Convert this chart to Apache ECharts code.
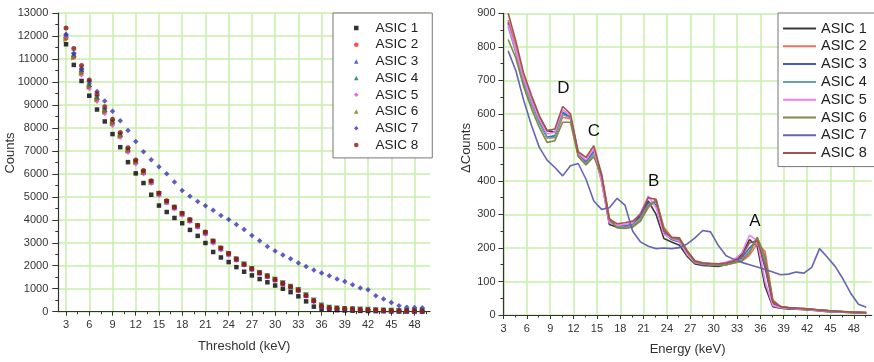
<!DOCTYPE html>
<html><head><meta charset="utf-8">
<script src="https://cdn.jsdelivr.net/npm/echarts@6/dist/echarts.min.js"></script>
<style>html,body{margin:0;padding:0;background:#fff}#c{width:874px;height:362px}</style>
</head><body><div id="c"></div>
<script>
// ---------- Data ----------
const asicNames = ['ASIC 1','ASIC 2','ASIC 3','ASIC 4','ASIC 5','ASIC 6','ASIC 7','ASIC 8'];

// Left chart: integral counts vs threshold
const thresholds = [3,4,5,6,7,8,9,10,11,12,13,14,15,16,17,18,19,20,21,22,23,24,25,26,27,28,29,30,31,32,33,34,35,36,37,38,39,40,41,42,43,44,45,46,47,48,49];
const counts1 = [11640,10740,10040,9400,8800,8280,7730,7160,6510,6020,5600,5090,4620,4340,4080,3850,3560,3300,2990,2600,2360,2160,1940,1740,1580,1420,1280,1140,1000,850,670,450,220,120,100,70,55,45,35,30,25,20,15,12,10,8,6];
const counts2 = [11900,11100,10400,9800,9250,8720,8200,7650,7000,6500,6050,5630,5120,4780,4520,4250,3960,3720,3430,3050,2740,2510,2270,2060,1860,1690,1540,1390,1230,1080,930,700,470,250,170,150,125,115,105,90,75,60,50,45,40,35,30];
const counts3 = [12050,11200,10550,9900,9350,8800,8280,7720,7060,6550,6090,5660,5140,4790,4530,4260,3980,3730,3440,3060,2750,2520,2280,2060,1870,1700,1550,1400,1240,1090,940,720,490,270,180,155,130,118,105,92,78,63,52,46,41,36,31];
const counts4 = [11950,11150,10450,9850,9300,8750,8230,7680,7030,6520,6070,5640,5130,4790,4530,4260,3970,3730,3440,3060,2750,2520,2280,2070,1870,1700,1550,1400,1250,1100,950,730,500,280,185,155,130,118,105,92,78,63,52,46,41,36,31];
const counts5 = [11950,11050,10300,9700,9150,8620,8100,7580,6930,6430,5990,5580,5060,4730,4470,4200,3910,3680,3370,2980,2690,2460,2230,2020,1830,1660,1510,1360,1210,1060,900,670,430,220,150,130,115,105,95,82,70,58,48,42,38,33,28];
const counts6 = [11850,11050,10380,9780,9230,8700,8190,7640,7000,6500,6060,5640,5140,4800,4540,4270,3990,3750,3460,3090,2780,2550,2310,2090,1890,1720,1570,1420,1260,1110,960,740,510,290,190,158,132,120,108,95,80,65,54,48,43,38,33];
const counts7 = [12070,11250,10570,10030,9580,9170,8720,8310,7890,7410,6960,6610,6310,6000,5650,5280,5020,4800,4610,4410,4190,4010,3800,3580,3320,3090,2840,2640,2470,2300,2120,1970,1820,1680,1560,1420,1310,1170,1030,950,690,550,400,255,195,180,175];
const counts8 = [12350,11450,10720,10080,9480,8920,8380,7800,7130,6600,6150,5700,5170,4830,4560,4290,4010,3760,3470,3080,2770,2530,2290,2070,1870,1700,1550,1400,1240,1090,940,710,480,250,170,150,130,115,100,90,75,60,50,45,40,35,30];

// Right chart: differential counts vs energy
const energies = [3.6,4.6,5.6,6.6,7.6,8.6,9.6,10.6,11.6,12.6,13.6,14.6,15.6,16.6,17.6,18.6,19.6,20.6,21.6,22.6,23.6,24.6,25.6,26.6,27.6,28.6,29.6,30.6,31.6,32.6,33.6,34.6,35.6,36.6,37.6,38.6,39.6,40.6,41.6,42.6,43.6,44.6,45.6,46.6,47.6,48.6,49.6];
const delta1 = [875,795,705,645,590,550,545,600,590,480,460,490,400,270,262,265,270,300,340,300,228,218,208,175,152,148,146,145,150,158,180,225,205,85,25,20,18,17,16,14,12,10,9,8,7,6,5];
const delta2 = [880,800,710,640,580,528,530,590,585,480,450,480,420,290,262,260,265,282,320,345,262,232,228,190,160,155,152,150,150,155,160,178,214,190,45,25,22,20,19,17,15,13,11,10,9,8,7];
const delta3 = [870,785,695,630,575,530,535,605,590,478,455,488,405,278,264,266,270,292,335,330,245,225,218,182,156,150,149,148,152,160,170,200,222,140,35,22,20,19,18,16,14,12,10,9,8,7,6];
const delta4 = [860,780,690,628,572,528,530,598,588,475,452,482,410,282,262,262,268,288,328,338,255,228,222,185,158,152,150,148,150,156,165,190,230,165,40,24,21,20,18,17,15,13,11,10,9,8,7];
const delta5 = [865,790,705,640,585,540,545,612,595,482,462,495,395,275,268,270,275,305,355,320,240,228,220,180,156,152,150,152,158,165,185,238,222,100,28,22,20,18,17,15,13,11,10,9,8,7,6];
const delta6 = [822,765,680,615,560,515,520,575,575,472,448,472,415,285,260,258,262,280,325,342,258,230,225,188,158,153,150,149,150,155,162,185,232,175,42,25,22,21,19,17,15,13,12,10,9,8,7];
const delta7 = [788,728,640,565,500,462,440,415,445,452,405,340,315,320,348,328,250,218,205,198,200,198,201,212,230,252,248,207,177,166,157,150,143,136,128,120,122,128,125,142,198,172,145,108,65,32,23];
const delta8 = [900,815,720,655,595,550,555,622,600,487,470,505,420,285,272,275,280,300,350,345,250,232,230,192,162,156,154,153,155,162,175,215,222,150,38,25,22,20,19,17,15,13,12,10,9,8,7];

// Peak annotations
const peakLabels = ['D','C','B','A'];
const peakEnergy = [10.7,14.6,22.3,35.3];
const peakCounts = [676,547,398,278];

// Tick labels
const xMajorTicks = [3,6,9,12,15,18,21,24,27,30,33,36,39,42,45,48];
const xMinorTicks = [4.5,7.5,10.5,13.5,16.5,19.5,22.5,25.5,28.5,31.5,34.5,37.5,40.5,43.5,46.5,49.5];

// ---------- Styles ----------
const scatterColors = ['#000000','#ff2020','#2a3ad8','#137070','#e040e0','#7d7d00','#3535b5','#8a1010'];
const scatterSymbols = ['rect','circle','triangle','triangle','diamond','triangle','diamond','circle'];
const scatterRotate = [0,0,0,180,0,-90,0,0];
const scatterSizes = [4.5,4.5,5.5,5.5,5,5.5,5.5,5];
const lineColors = ['#3a3a3a','#f07058','#3d5fc6','#62a6a6','#f080ee','#858545','#6565b5','#a35252'];

const countsAll = [counts1,counts2,counts3,counts4,counts5,counts6,counts7,counts8];
const deltaAll = [delta1,delta2,delta3,delta4,delta5,delta6,delta7,delta8];

const FONT = 'Liberation Sans, Arial, sans-serif';
const GRIDC = '#c8eeaa';
const AXC = '#333';

function zip(xs, ys){ return xs.map((x,i)=>[x, ys[i]]); }

function mainX(gridIndex, min, max, name){
  return {
    type:'value', gridIndex, min, max, position:'bottom',
    name, nameLocation:'middle', nameGap:28,
    nameTextStyle:{fontFamily:FONT, fontSize:13, color:'#333'},
    axisLine:{show:true, onZero:false, lineStyle:{color:AXC, width:1.2}},
    axisTick:{show:true, inside:false, length:4, customValues:xMajorTicks, lineStyle:{color:AXC}},
    axisLabel:{customValues:xMajorTicks, margin:8, fontFamily:FONT, fontSize:11, color:'#333'},
    splitLine:{show:true, lineStyle:{color:GRIDC, width:1.5}}
  };
}
function minorX(gridIndex, min, max){
  return {
    type:'value', gridIndex, min, max, position:'bottom',
    axisLine:{show:false},
    axisTick:{show:true, inside:false, length:2.5, customValues:xMinorTicks, lineStyle:{color:AXC}},
    axisLabel:{show:false}, splitLine:{show:false}
  };
}
function yAx(gridIndex, max, interval, tickLen, margin){
  return {
    type:'value', gridIndex, min:0, max, interval,
    axisLine:{show:true, lineStyle:{color:AXC, width:1.2}},
    axisTick:{show:true, inside:false, length:tickLen, lineStyle:{color:AXC}},
    minorTick:{show:true, splitNumber:2, length:3, lineStyle:{color:AXC}},
    axisLabel:{margin, fontFamily:FONT, fontSize:11, color:'#333', formatter:(v)=>String(v)},
    splitLine:{show:true, lineStyle:{color:GRIDC, width:1.5}}
  };
}

const series = [];
asicNames.forEach((n,i)=>{
  series.push({
    name:n, type:'scatter', xAxisIndex:0, yAxisIndex:0,
    symbol:scatterSymbols[i], symbolRotate:scatterRotate[i], symbolSize:scatterSizes[i],
    itemStyle:{color:scatterColors[i]},
    data:zip(thresholds, countsAll[i])
  });
});
const lineNames = asicNames.map(n=>n+' ');
asicNames.forEach((n,i)=>{
  series.push({
    name:lineNames[i], type:'line', xAxisIndex:2, yAxisIndex:1,
    showSymbol:false, symbol:'none',
    lineStyle:{color:lineColors[i], width:1.6}, itemStyle:{color:lineColors[i]},
    data:zip(energies, deltaAll[i])
  });
});
series.push({
  name:'peaks', type:'scatter', xAxisIndex:2, yAxisIndex:1, symbolSize:0,
  label:{show:true, position:'inside', formatter:'{b}', fontFamily:'Liberation Sans, Arial, sans-serif', fontSize:17, color:'#111', opacity:1},
  data:peakLabels.map((l,i)=>({name:l, value:[peakEnergy[i], peakCounts[i]]})),
  z:10
});

const option = {
  animation:false,
  backgroundColor:'#fff',
  grid:[
    {left:58.3, top:13, width:371.7, height:298.7},
    {left:503.5, top:13.3, width:368.2, height:301.7}
  ],
  xAxis:[
    mainX(0, 2, 50, 'Threshold (keV)'),
    minorX(0, 2, 50),
    mainX(1, 3, 50.3, 'Energy (keV)'),
    minorX(1, 3, 50.3)
  ],
  yAxis:[ yAx(0, 13000, 1000, 6, 10), yAx(1, 900, 100, 5, 8) ],
  legend:[
    {
      data:asicNames, orient:'vertical', left:333, top:13,
      padding:[8,14,6,21], itemWidth:4.5, itemHeight:4.5, itemGap:2.7,
      backgroundColor:'#fff', borderColor:'#777', borderWidth:1, borderRadius:0,
      textStyle:{fontFamily:FONT, fontSize:13.5, color:'#222', lineHeight:14, padding:[0,0,0,12]},
      selectedMode:false
    },
    {
      data:lineNames.map(n=>({name:n, icon:'rect'})), orient:'vertical', left:778, top:13,
      padding:[8,12,6,5], itemWidth:33, itemHeight:2, itemGap:2.8,
      backgroundColor:'#fff', borderColor:'#777', borderWidth:1, borderRadius:0,
      textStyle:{fontFamily:FONT, fontSize:14.5, color:'#222', lineHeight:14},
      formatter:(n)=>n.trim(),
      selectedMode:false
    }
  ],
  graphic:[
    {type:'text', x:10, y:153, rotation:Math.PI/2,
     style:{text:'Counts', font:'13px Liberation Sans, Arial, sans-serif', fill:'#333', align:'center', verticalAlign:'middle'}},
    {type:'text', x:466, y:148, rotation:Math.PI/2,
     style:{text:'ΔCounts', font:'13px Liberation Sans, Arial, sans-serif', fill:'#333', align:'center', verticalAlign:'middle'}}
  ],
  series
};
const chart = echarts.init(document.getElementById('c'));
chart.setOption(option);
</script>
</body></html>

■ ■ ■

**Set task:** Each line from the top of the material through the line containing "const asicNames = ['ASIC" should be reproduced exactly; please drop any images.

**Task solution:**
Convert this chart to Apache ECharts code.
<!DOCTYPE html>
<html><head><meta charset="utf-8">
<script src="https://cdn.jsdelivr.net/npm/echarts@6/dist/echarts.min.js"></script>
<style>html,body{margin:0;padding:0;background:#fff}#c{width:874px;height:362px}</style>
</head><body><div id="c"></div>
<script>
// ---------- Data ----------
const asicNames = ['ASIC 1','ASIC 2','ASIC 3','ASIC 4','ASIC 5','ASIC 6','ASIC 7','ASIC 8'];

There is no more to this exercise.